The essence of this new socialist construct was, as Armando, writes: “ . . . the democratic socialist ideal has been the battle flag for fair working hours, people’s right to vote, and protection for the most vulnerable.” On paper, sounds good and aspiring. So, what went wrong, specifically in Cuba?
In Latin America, in general, there was a constant fight of national populist movements (the poor inhabitants whose land and resources taken or stolen) against the right wing dictatorships more often than not supported by Washington. Cuba, pre-1959, had a puppet leader Batista in power ruling over the rural, dispossessed, illiterate, malnourished majority of Cubans. The capitalists elites (some say Mafia) ruled the island out rightly.
Fidel Castro and his revolutionaries, in 1959 and thereafter, overthrew the right wing dictatorship and vowed to cease the economic exploitation and political domination. As Armando states, the new socialists leftists they: “ . . . weren’t betting on total power over the economy, the culture and the politics, but on the expansion of popular participation in a number of spheres.” Again, sounds nice on paper and aspiring to the exuberant Cuban population at the time waiting for positive change to their dire economic circumstances.

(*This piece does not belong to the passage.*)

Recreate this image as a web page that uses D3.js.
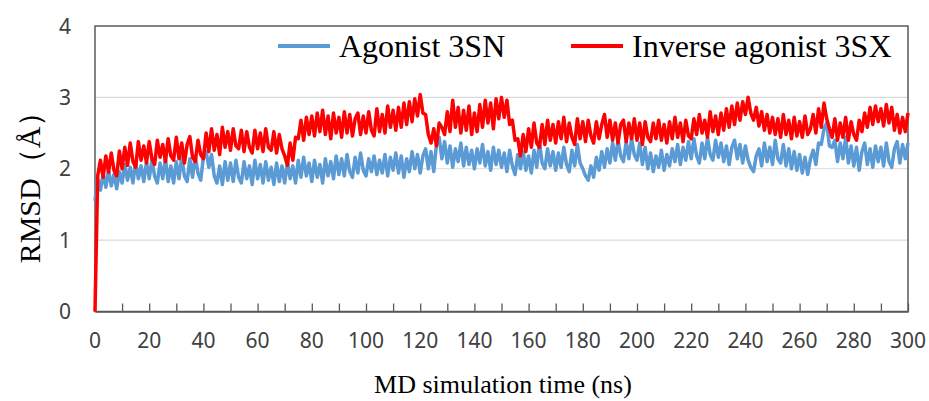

However, a problem arose. Here, Armando does not state this but it is quite obvious that in any dictatorship no matter in what geographical area in the world absolute dictatorial power corrupts (Castros) and does significant damage to the country‘s economy.
Those elites in power see themselves as “saviors” so now want to retain that power at all costs and will do anything, even sacrifice the population, to retain that power and economic influence for the very few elites at the top. What we now have is a totalitarian state, not socialism. In Cuba’s example, the country is a communist state to the extreme with those in power completely oblivious of what is occurring in the economy and not really having any ambition for viable solutions. Diaz- Canel comes to mind.
As Armando again writes: “We’re living through another chapter in a dispute that’s gone on for a century in the interior of socialism.” Socialism as a practiced political ideology is fine. It is practiced geographically in many parts of the world with a harmonious coexistence between the political power players and the citizens. But when that socialism becomes the pretext for complete and unfettered control of the country and its people, the state ventures into totalitarianism and communism which, as we see in Cuba today, causes tremendous suffering among the citizenry.
“ . . . there must also be a rejection of the state despotism that is currently in force on the island of Cuba.” I agree with Armando; that rejection as demonstrated on the streets in every Cuban city is a beginning.